Usually, alignment evolution corresponds to the creation of a new alignment, derived from an existing one (Euzenat & Shvaiko, 2013). Recently, some approaches (Dos Reis et al., 2013; Groß et al., 2013; Martins and Silva, 2009) have emerged to deal with alignment evolution under ontology change. The main challenge of these approaches is how to adapt the old alignment according to ontology change. Influenced by the underlying representation of ontologies, none of these approaches considers the formal semantics of ontologies and hence of alignment. Therefore, many properties about alignment quality are neglected when dealing with this problem.
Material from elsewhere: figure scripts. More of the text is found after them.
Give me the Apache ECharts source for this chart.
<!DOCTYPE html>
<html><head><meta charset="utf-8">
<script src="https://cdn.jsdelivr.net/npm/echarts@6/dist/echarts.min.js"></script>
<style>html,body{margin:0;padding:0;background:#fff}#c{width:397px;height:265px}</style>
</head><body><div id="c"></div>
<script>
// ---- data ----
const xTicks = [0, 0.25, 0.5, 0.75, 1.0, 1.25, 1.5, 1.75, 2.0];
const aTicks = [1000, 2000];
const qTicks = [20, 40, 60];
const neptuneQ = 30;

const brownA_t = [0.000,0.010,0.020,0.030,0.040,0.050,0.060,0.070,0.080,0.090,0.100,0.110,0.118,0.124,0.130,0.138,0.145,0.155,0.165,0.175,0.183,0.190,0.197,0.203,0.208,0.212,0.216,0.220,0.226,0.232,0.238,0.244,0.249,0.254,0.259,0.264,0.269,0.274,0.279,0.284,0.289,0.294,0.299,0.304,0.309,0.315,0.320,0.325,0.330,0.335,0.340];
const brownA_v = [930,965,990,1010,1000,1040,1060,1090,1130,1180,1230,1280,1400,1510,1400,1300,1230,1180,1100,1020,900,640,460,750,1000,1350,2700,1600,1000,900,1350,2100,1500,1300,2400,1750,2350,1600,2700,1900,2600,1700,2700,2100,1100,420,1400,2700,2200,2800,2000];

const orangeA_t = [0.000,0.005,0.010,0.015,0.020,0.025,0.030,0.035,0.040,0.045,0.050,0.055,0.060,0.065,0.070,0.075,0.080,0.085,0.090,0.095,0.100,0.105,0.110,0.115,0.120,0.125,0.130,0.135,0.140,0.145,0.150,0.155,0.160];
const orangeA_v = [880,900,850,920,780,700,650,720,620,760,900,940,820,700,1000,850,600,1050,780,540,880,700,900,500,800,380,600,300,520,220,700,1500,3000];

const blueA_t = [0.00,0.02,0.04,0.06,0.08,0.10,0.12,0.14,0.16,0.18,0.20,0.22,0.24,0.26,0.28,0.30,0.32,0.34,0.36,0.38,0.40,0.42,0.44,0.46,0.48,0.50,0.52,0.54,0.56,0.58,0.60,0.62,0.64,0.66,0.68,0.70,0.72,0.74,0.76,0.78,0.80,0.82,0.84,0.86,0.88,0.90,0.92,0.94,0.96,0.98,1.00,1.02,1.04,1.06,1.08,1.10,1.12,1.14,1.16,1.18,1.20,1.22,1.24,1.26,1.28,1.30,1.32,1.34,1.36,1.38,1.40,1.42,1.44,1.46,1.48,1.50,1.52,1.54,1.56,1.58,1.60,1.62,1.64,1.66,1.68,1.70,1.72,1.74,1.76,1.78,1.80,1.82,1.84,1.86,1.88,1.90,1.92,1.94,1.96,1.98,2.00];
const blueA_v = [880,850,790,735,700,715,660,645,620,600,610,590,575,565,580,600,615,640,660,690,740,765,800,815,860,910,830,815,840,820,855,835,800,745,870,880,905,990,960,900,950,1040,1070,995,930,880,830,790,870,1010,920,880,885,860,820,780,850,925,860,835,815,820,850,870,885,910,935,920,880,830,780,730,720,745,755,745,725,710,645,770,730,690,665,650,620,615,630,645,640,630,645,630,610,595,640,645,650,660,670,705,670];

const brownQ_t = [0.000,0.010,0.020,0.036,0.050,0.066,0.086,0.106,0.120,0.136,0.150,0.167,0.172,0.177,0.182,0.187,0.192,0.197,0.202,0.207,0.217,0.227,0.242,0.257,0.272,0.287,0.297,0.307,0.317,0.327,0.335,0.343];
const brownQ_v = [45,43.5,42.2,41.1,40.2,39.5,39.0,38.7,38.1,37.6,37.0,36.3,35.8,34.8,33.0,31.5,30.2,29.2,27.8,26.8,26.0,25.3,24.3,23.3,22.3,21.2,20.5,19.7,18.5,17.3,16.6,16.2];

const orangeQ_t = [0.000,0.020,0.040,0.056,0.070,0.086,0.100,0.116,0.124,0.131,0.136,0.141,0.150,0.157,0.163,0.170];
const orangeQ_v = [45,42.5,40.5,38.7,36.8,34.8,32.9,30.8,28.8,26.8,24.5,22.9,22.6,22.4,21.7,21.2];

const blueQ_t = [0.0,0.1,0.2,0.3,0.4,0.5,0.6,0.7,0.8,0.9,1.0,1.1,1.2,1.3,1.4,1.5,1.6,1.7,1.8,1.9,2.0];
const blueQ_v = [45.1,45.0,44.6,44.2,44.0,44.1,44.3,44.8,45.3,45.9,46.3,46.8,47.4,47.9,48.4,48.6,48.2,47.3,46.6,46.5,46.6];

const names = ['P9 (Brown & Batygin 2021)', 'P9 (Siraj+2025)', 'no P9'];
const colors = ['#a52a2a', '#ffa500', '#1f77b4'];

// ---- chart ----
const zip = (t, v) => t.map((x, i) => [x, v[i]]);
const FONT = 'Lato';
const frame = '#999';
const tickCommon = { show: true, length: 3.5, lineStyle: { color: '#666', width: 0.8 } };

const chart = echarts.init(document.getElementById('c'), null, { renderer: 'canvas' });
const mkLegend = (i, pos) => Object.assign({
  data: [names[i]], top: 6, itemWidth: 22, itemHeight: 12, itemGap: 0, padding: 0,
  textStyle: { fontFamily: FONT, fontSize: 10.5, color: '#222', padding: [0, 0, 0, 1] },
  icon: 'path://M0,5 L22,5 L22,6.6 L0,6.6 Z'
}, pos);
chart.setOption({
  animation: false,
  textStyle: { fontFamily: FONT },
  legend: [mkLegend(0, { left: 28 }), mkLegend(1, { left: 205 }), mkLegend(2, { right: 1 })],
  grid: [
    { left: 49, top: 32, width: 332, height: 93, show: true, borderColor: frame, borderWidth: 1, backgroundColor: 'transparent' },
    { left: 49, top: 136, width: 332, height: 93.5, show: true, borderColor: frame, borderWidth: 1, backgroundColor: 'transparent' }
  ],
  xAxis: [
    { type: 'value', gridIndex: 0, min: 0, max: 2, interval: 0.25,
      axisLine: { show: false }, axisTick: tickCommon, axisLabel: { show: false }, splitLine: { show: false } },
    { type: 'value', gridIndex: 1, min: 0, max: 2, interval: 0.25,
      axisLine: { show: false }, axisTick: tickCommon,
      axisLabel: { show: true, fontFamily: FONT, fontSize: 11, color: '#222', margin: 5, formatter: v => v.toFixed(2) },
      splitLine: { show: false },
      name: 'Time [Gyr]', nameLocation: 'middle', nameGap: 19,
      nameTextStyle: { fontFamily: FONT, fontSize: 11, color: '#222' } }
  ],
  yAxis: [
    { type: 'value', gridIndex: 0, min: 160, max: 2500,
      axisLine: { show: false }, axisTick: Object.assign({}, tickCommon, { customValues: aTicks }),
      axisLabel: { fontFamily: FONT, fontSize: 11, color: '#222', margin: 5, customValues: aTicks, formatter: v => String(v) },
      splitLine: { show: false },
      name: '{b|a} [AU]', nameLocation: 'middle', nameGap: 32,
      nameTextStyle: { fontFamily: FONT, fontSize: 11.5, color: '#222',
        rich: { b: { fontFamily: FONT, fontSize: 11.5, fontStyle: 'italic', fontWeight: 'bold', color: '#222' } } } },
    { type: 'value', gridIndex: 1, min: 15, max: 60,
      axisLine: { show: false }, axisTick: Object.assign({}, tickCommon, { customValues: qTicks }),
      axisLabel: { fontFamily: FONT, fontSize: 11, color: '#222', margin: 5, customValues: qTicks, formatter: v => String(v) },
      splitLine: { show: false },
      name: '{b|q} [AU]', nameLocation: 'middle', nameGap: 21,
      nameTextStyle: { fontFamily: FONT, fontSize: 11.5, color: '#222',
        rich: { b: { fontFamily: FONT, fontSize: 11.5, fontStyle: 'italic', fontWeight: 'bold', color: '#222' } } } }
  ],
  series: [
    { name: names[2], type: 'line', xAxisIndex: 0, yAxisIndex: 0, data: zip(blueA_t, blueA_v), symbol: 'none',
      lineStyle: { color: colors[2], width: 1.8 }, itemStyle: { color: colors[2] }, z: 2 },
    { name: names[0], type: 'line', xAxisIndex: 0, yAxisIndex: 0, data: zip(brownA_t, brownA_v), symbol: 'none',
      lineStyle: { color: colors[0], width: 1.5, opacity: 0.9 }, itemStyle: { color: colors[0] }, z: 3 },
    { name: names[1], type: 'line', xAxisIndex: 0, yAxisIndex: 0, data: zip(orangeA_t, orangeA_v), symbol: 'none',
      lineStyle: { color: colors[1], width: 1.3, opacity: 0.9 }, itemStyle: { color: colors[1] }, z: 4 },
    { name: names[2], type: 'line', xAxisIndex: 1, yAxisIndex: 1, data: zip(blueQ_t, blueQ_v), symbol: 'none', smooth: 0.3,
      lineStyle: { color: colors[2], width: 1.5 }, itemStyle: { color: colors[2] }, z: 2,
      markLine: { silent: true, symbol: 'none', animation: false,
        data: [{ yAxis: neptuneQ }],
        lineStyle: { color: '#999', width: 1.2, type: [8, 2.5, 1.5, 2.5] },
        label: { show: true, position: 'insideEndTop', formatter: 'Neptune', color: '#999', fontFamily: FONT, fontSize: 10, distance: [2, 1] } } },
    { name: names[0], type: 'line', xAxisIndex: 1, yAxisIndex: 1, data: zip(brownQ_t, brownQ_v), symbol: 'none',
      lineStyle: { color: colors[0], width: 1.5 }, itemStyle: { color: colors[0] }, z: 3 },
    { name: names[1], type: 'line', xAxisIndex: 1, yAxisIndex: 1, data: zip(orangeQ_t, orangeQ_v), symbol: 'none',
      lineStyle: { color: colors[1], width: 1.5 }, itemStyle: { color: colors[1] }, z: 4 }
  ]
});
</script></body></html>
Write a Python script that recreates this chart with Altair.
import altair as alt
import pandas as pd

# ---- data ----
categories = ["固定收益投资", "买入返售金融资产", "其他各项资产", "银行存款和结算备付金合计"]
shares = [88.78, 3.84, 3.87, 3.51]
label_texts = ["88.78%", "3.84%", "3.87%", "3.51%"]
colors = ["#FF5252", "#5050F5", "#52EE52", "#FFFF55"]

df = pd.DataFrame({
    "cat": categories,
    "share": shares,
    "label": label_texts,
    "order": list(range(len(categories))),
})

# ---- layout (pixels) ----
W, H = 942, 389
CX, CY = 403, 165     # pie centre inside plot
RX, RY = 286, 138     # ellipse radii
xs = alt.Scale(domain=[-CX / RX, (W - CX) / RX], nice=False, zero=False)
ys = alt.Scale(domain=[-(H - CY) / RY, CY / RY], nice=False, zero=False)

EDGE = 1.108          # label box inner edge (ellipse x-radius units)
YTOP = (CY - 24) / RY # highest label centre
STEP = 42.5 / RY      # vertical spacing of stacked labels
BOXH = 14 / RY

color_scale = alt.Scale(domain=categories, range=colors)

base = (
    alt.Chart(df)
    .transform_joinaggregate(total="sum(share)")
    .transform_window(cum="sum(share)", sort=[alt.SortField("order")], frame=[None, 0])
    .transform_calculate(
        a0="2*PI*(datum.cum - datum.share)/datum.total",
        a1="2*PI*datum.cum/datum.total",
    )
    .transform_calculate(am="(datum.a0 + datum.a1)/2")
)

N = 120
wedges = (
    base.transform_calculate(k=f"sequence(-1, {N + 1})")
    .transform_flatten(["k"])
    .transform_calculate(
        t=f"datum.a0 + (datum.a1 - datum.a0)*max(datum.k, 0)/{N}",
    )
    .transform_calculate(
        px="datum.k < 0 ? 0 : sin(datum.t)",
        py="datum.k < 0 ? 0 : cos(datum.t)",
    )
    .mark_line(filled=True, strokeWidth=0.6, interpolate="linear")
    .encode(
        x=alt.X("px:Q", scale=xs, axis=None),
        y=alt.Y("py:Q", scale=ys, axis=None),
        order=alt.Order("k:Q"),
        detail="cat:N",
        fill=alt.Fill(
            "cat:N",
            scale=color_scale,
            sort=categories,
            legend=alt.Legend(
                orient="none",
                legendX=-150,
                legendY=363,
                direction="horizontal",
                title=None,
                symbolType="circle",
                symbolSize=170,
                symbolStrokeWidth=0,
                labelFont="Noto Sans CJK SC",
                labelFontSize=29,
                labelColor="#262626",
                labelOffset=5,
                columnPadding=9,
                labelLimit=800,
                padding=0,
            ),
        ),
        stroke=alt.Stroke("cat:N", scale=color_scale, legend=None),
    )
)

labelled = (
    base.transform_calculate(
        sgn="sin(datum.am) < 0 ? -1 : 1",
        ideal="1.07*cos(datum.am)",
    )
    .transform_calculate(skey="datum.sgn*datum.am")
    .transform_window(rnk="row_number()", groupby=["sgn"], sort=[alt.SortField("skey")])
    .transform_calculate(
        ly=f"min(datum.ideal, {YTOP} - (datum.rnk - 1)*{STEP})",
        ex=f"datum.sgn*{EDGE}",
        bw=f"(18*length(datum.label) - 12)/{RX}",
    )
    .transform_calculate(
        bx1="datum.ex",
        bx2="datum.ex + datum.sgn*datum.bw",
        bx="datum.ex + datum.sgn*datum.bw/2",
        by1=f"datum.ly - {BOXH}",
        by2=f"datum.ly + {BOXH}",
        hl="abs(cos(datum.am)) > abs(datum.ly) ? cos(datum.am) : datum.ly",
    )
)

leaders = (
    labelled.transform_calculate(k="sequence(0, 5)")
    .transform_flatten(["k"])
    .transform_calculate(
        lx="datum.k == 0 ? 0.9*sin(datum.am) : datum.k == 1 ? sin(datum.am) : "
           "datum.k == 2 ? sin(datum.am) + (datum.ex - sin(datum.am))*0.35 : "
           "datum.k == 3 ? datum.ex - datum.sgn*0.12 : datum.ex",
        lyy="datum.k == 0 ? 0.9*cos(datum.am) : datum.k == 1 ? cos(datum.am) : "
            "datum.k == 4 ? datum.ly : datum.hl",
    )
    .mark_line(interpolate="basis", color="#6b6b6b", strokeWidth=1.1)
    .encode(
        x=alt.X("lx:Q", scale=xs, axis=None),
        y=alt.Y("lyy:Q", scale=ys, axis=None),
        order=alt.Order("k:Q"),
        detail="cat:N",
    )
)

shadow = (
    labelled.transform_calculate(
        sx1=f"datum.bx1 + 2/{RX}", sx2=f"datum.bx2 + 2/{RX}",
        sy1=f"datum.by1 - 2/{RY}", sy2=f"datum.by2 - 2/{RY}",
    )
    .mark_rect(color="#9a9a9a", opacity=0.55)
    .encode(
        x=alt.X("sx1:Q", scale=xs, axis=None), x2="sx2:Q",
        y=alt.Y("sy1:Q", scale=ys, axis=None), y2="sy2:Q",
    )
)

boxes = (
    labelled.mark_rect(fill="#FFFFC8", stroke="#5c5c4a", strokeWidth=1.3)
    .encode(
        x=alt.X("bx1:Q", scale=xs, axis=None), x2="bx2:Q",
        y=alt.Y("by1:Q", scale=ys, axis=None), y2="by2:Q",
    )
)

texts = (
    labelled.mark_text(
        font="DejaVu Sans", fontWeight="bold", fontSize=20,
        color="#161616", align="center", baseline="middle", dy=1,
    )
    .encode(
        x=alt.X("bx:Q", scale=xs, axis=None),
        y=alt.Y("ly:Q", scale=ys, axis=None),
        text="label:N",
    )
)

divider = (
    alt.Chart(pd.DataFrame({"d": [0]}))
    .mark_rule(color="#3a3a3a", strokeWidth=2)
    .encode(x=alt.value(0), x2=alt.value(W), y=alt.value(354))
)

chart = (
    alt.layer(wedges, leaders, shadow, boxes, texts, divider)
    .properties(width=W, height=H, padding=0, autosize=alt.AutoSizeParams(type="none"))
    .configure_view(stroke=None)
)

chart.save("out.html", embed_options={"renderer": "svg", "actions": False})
In practice, knowledge systems encode ontologies and alignments as knowledge bases (Grimm & al., 2011). The set of axioms contained in these bases constitutes the explicit knowledge and implicit knowledges are logical consequences of them. Under this logical representation of ontologies and alignment, ontology evolution may result in serious consequences for the alignment. For instance, some added axioms may lead to inconsistent alignment. Moreover, removed axioms may still be logical consequences of alignment while breaking users’ needs and applications’ requirements.